В противоположность тому, что искренне полагал и писал Маркс, Адам Смит не открывал разделения труда. Он всего лишь возвел в ранг общей теории старинное представление, уже ощущавшееся интуитивно Платоном, Аристотелем, Ксенофонтом и задолго до Адама Смита отмечавшееся Уильямом Петти (1623–1687), Эрнстом Людвигом Карлом (1687–1743), Фергюсоном (1723–1816) и Беккариа (1738–1794). Но после Адама Смита экономисты сочли, что имеют в лице разделения труда своего рода закон всемирного тяготения, столь же солидный, как и Ньютонов. Жан-Батист Сэ одним из первых выступит против такого пристрастия, и с того времени разделение труда стало, пожалуй, понятием, вышедшим из моды. Дюркгейм утверждал, «что оно лишь производный и вторичный феномен… который происходит на поверхности общественной жизни, и это в особенности верно, — добавлял он, — в отношении разделения экономического труда. Оно поверхностно»191. Так ли это достоверно? Я часто представлял себе разделение задач как интендантство, следующее за армиями и организующее завоеванные земли. Но ведь лучше организовать и единым махом расширить обмены, разве же это так мало? Расширение сектора услуг — так называемого третичного сектора, — первостепенное явление нашего времени, зависит от разделения труда и находится в центре социально-экономических теорий. Точно так же и разрушение и восстановление социальных структур, которые сопровождают рост, ибо последний не только увеличивает разделение труда, он обновляет его исходные данные, устраняя прежние задачи и предлагая незнакомые. Наконец, он перестраивает общество и экономику. Промышленная революция соответствовала новому, потрясающему разделению труда, которое сохранило и окончательно отделало ее механизмы — не без многообразных и разрушительных социальных и человеческих последствий.

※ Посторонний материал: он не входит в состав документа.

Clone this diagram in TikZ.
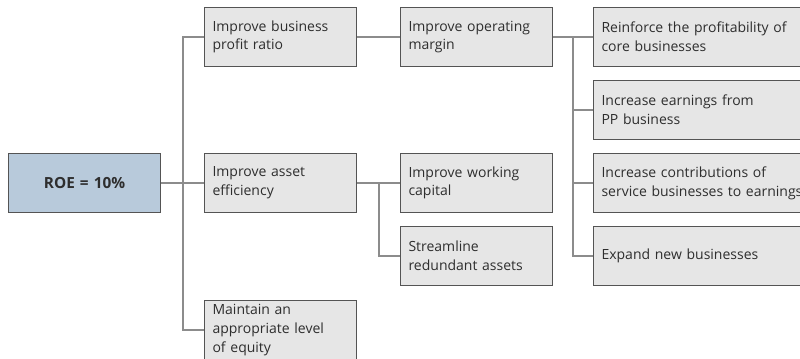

Разделение труда: к прекращению надомничества
Между городом и деревней промышленность нашла свою самую распространенную форму в надомничестве (putting out system)192, организации труда, ставшей тогда всеобщей по всей Европе и достаточно рано позволившей торговому капитализму по низкой цене получать избыточный продукт деревенской рабочей силы. Деревенский ремесленник работал в своем доме с помощью своего семейства, сохраняя в то же время свое поле и кое-какую скотину. Сырье — шерсть, лен, хлопок — ему предоставлял контролировавший его городской купец, получавший законченную работу или полуфабрикат и выплачивавший их стоимость. Таким образом, надомничество смешивало город и деревню, ремесло и сельскохозяйственную деятельность, промышленный труд и семейную работу и на вершине— торговый капитализм и капитализм промышленный. Для ремесленника это означало определенное жизненное равновесие, если не спокойствие; для предпринимателя то была возможность ограничить свои издержки основного капитала и, более того, лучше выдерживать слишком частые перебои в спросе. Продажи замедлялись, он сокращал свои заказы и суживал использование рабочей силы; в крайнем случае он отказывался от ее использования. В экономике, где не предложение, а спрос ограничивал промышленное производство, работа на дому придавала последнему необходимую эластичность. Одно слово, один жест — и оно останавливалось. Одно слово — и оно возобновлялось 193.
К тому же мануфактуры, которые были первым сосредоточением рабочей силы, первым поиском масштабной экономики, нередко оставляли себе это поле для маневра: чаще всего они оставались связаны с широким применением надомного труда. В любом случае мануфактура представляла еще крохотную часть производства194, вплоть до момента, когда завод с его механическими средствами завершил мануфактурное решение и обеспечил ему торжество. На это потребовалось время.